Our efforts are bearing fruit. Last week, the University of Florida, the flagship state institution, announced that it had dissolved its DEI department and terminated the employment of all DEI officials. UF was spending an astonishing $5 million per year on DEI programs, which university president Ben Sasse wisely redirected toward faculty recruitment. The new budget would presumably include recruitment for UF’s Hamilton Center, a new home for conservative scholars. Sasse also offered a positive alternative to DEI, promising to hold the institution to the much better standard of “universal human dignity.”

Conservatives are rightly celebrating the move as a watershed. DEI is not an inevitability; it is a choice that can be undone.
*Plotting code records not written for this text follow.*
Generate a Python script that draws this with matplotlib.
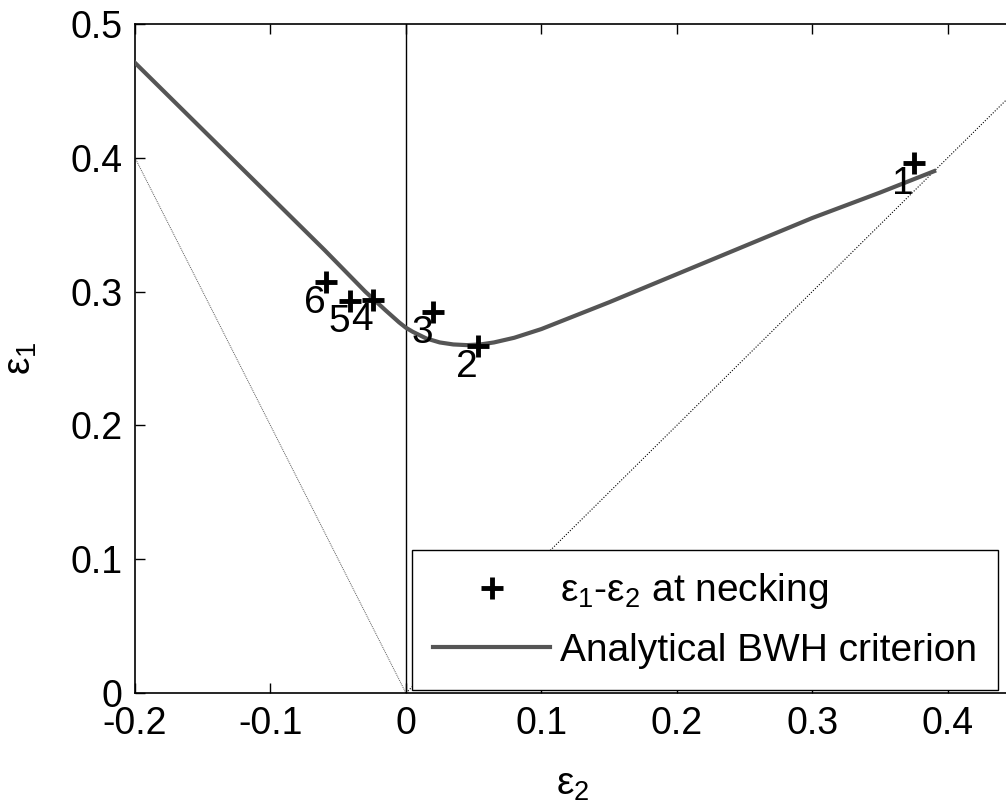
import matplotlib.pyplot as plt
import numpy as np

plt.rcParams['font.family'] = ['Liberation Sans', 'DejaVu Sans']
plt.rcParams['mathtext.fontset'] = 'custom'
plt.rcParams['mathtext.rm'] = 'Liberation Sans'
plt.rcParams['mathtext.it'] = 'Liberation Sans'

# analytical BWH criterion curve (eps2, eps1)
bwh_e2 = [-0.2, -0.15, -0.1, -0.06, -0.03, -0.015, -0.005, 0.0, 0.005, 0.015,
          0.025, 0.035, 0.045, 0.055, 0.065, 0.08, 0.1, 0.125, 0.15, 0.2,
          0.25, 0.3, 0.35, 0.39]
bwh_e1 = [0.471, 0.421, 0.371, 0.331, 0.300, 0.286, 0.277, 0.273, 0.270, 0.265,
          0.262, 0.2605, 0.2600, 0.2605, 0.2620, 0.2655, 0.272, 0.282, 0.292, 0.313,
          0.334, 0.355, 0.374, 0.390]

# measured strains at necking
neck_e2 = [0.375, 0.053, 0.020, -0.024, -0.041, -0.059]
neck_e1 = [0.396, 0.259, 0.285, 0.294, 0.293, 0.307]
neck_labels = ['1', '2', '3', '4', '5', '6']

# reference strain paths
uniax_e2 = [-0.2, 0.0]
uniax_e1 = [0.4, 0.0]
equib_e2 = [0.0, 0.5]
equib_e1 = [0.0, 0.5]

fig = plt.figure(figsize=(10.06, 8.10), dpi=100)
ax = fig.add_axes([135 / 1006, (810 - 693) / 810, 875 / 1006, 669 / 810])

ax.plot(uniax_e2, uniax_e1, color='0.35', lw=0.7, ls=(0, (1, 1)))
ax.plot(equib_e2, equib_e1, color='k', lw=0.8, ls=(0, (1, 1.5)))
ax.axvline(0, color='k', lw=1.0)

ax.plot(neck_e2, neck_e1, '+', color='k', ms=16, mew=3.5,
        label='ε$_1$-ε$_2$ at necking', zorder=4)
ax.plot(bwh_e2, bwh_e1, '-', color='#555555', lw=3.0,
        label='Analytical BWH criterion', zorder=3)

for x, y, s in zip(neck_e2, neck_e1, neck_labels):
    ax.annotate(s, (x, y), xytext=(-8, -15), textcoords='offset points',
                ha='center', va='center', fontsize=28, zorder=5)

ax.set_xlim(-0.2, 0.446)
ax.set_ylim(0, 0.5)
ax.set_xticks([-0.2, -0.1, 0, 0.1, 0.2, 0.3, 0.4])
ax.set_xticklabels(['-0.2', '-0.1', '0', '0.1', '0.2', '0.3', '0.4'])
ax.set_yticks([0, 0.1, 0.2, 0.3, 0.4, 0.5])
ax.set_yticklabels(['0', '0.1', '0.2', '0.3', '0.4', '0.5'])
ax.tick_params(direction='in', length=7, width=1, labelsize=27, pad=9,
               top=True, right=False)
for sp in ax.spines.values():
    sp.set_linewidth(1.2)
ax.spines['right'].set_visible(False)

ax.set_xlabel('ε$_2$', fontsize=28)
ax.set_ylabel('ε$_1$', fontsize=28)
ax.xaxis.set_label_coords(0.5, -0.11)
ax.yaxis.set_label_coords(-0.11, 0.5)

leg = ax.legend(loc='lower right', bbox_to_anchor=(998 / 1006, (810 - 690) / 810),
                bbox_transform=fig.transFigure, borderaxespad=0, fontsize=28,
                fancybox=False, framealpha=1, edgecolor='k', handlelength=3.0,
                handletextpad=0.25, labelspacing=0.55, borderpad=0.55)
leg.get_frame().set_linewidth(1.0)

fig.savefig('out.png', dpi=100)
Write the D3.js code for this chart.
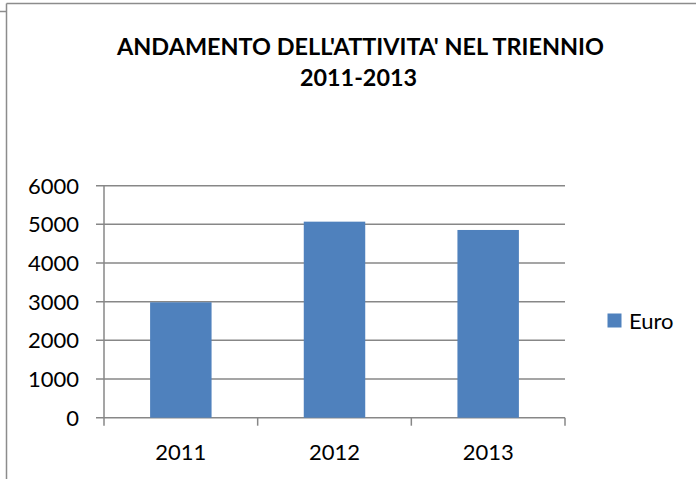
<!DOCTYPE html>
<html><head><meta charset="utf-8">
<script src="https://cdn.jsdelivr.net/npm/d3@7"></script>
<style>html,body{margin:0;padding:0;background:#fff;}svg{display:block;}</style>
</head><body>
<svg id="c" width="696" height="479"></svg>
<script>
const categories = ["2011", "2012", "2013"];
const values = [2985, 5070, 4855];
const seriesName = "Euro";
const yTicks = [0, 1000, 2000, 3000, 4000, 5000, 6000];
const titleLines = ["ANDAMENTO DELL'ATTIVITA' NEL TRIENNIO", "2011-2013"];

(function () {
const svg = d3.select("#c");
const font = "Lato, 'Open Sans', sans-serif";
const grey = "#878787";

// outer frame
svg.append("line").attr("x1", 6.5).attr("x2", 696).attr("y1", 3.5).attr("y2", 3.5).attr("stroke", "#8c8c8c").attr("stroke-width", 1.5);
svg.append("line").attr("x1", 6.5).attr("x2", 6.5).attr("y1", 3.5).attr("y2", 479).attr("stroke", "#8c8c8c").attr("stroke-width", 1.5);
svg.append("line").attr("x1", 0).attr("x2", 6.5).attr("y1", 11.5).attr("y2", 11.5).attr("stroke", "#8c8c8c").attr("stroke-width", 1.5);

const pLeft = 104, pRight = 565, pTop = 185.7, pBottom = 417.7;
const x = d3.scaleBand().domain(categories).range([pLeft, pRight]).paddingInner(0.6).paddingOuter(0.3);
const xOuter = d3.scaleBand().domain(categories).range([pLeft, pRight]);
const y = d3.scaleLinear().domain([0, 6000]).range([pBottom, pTop]);

// gridlines
svg.append("g").selectAll("line").data(yTicks).join("line")
  .attr("x1", pLeft - 8).attr("x2", pRight)
  .attr("y1", d => y(d)).attr("y2", d => y(d))
  .attr("stroke", grey).attr("stroke-width", 1.5);

// y axis line
svg.append("line").attr("x1", pLeft).attr("x2", pLeft).attr("y1", pTop).attr("y2", pBottom + 8)
  .attr("stroke", grey).attr("stroke-width", 1.5);
// x category ticks
svg.append("g").selectAll("line").data(categories).join("line")
  .attr("x1", d => xOuter(d) + xOuter.bandwidth()).attr("x2", d => xOuter(d) + xOuter.bandwidth())
  .attr("y1", pBottom).attr("y2", pBottom + 8)
  .attr("stroke", grey).attr("stroke-width", 1.5);

// bars
svg.append("g").selectAll("rect").data(values).join("rect")
  .attr("x", (d, i) => x(categories[i]))
  .attr("width", x.bandwidth())
  .attr("y", d => y(d))
  .attr("height", d => pBottom - y(d))
  .attr("fill", "#4F81BD");

// y labels
svg.append("g").selectAll("text").data(yTicks).join("text")
  .attr("x", 79).attr("y", d => y(d) + 8)
  .attr("text-anchor", "end").attr("font-family", font).attr("font-size", 22).attr("fill", "#000")
  .text(d => d);

// x labels
svg.append("g").selectAll("text").data(categories).join("text")
  .attr("x", d => xOuter(d) + xOuter.bandwidth() / 2).attr("y", 460)
  .attr("text-anchor", "middle").attr("font-family", font).attr("font-size", 22).attr("fill", "#000")
  .text(d => d);

// title
svg.append("text").attr("x", 360.5).attr("y", 55).attr("text-anchor", "middle")
  .attr("font-family", font).attr("font-weight", "bold").attr("font-size", 23)
  .attr("textLength", 487).attr("lengthAdjust", "spacingAndGlyphs").text(titleLines[0]);
svg.append("text").attr("x", 358.5).attr("y", 86).attr("text-anchor", "middle")
  .attr("font-family", font).attr("font-weight", "bold").attr("font-size", 23)
  .attr("textLength", 117).attr("lengthAdjust", "spacingAndGlyphs").text(titleLines[1]);

// legend
svg.append("rect").attr("x", 607.5).attr("y", 313.5).attr("width", 14).attr("height", 14).attr("fill", "#4F81BD");
svg.append("text").attr("x", 629).attr("y", 328.5).attr("font-family", font).attr("font-size", 22).attr("fill", "#000").text(seriesName);
})();
</script>
</body></html>
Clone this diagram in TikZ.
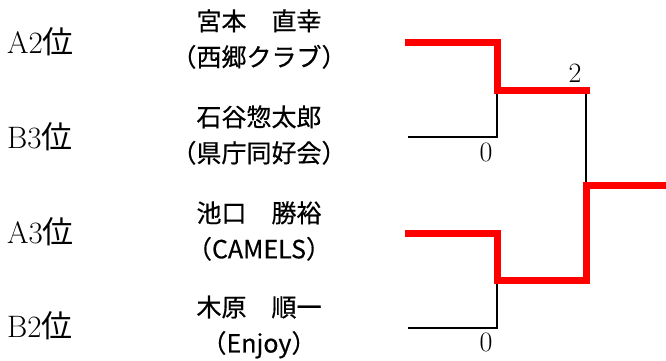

Corporate America is following suit. Firms including Google, Meta, and Zoom have quietly cut back DEI departments and laid off employees. I have recently spoken with a number of Fortune 500 executives, who explained that, following the summer of George Floyd, companies felt immense pressure to “do something” about racial disparities. But four years later, they have realized that DEI programs undermine productivity, destroy merit-based systems, and poison corporate culture. Because of our successful campaign to expose the true nature of DEI, they now have the political space—in essence, the social permission—to wind down these programs.

But we need to do much more. The best way to conceptualize DEI is as the marriage of ideology and bureaucracy, or, more specifically, as the marriage between critical race theory and affirmative action. On their path to power, DEI activists hijacked the Civil Rights Act of 1964—which, in spirit, enshrines policies of colorblind nondiscrimination—to justify active discrimination against supposed “oppressor” groups. In doing this, they have gained significant leverage. While the recent firings of DEI employees are a salutary development, the movement to restore colorblind equality can succeed only if we reform civil rights law to reinstate its original focus on individual rights under the law, without regard to race—and dramatically reduce the footprint of critical race ideologies in public universities.

That said, we should celebrate the moment. At the beginning of last year, when we formally launched the “abolish DEI” campaign, it was seen as a fringe, right-wing proposal. Since then, it has achieved significant political victories and become the mainstream position, with widespread support. While momentum is on our side, we should press for maximal demands: abolish DEI in all American institutions, terminate the employment of all DEI bureaucrats, and encourage them to find gainful work elsewhere.

Let us hope that this moment is only the beginning of a “pink slip revolution.”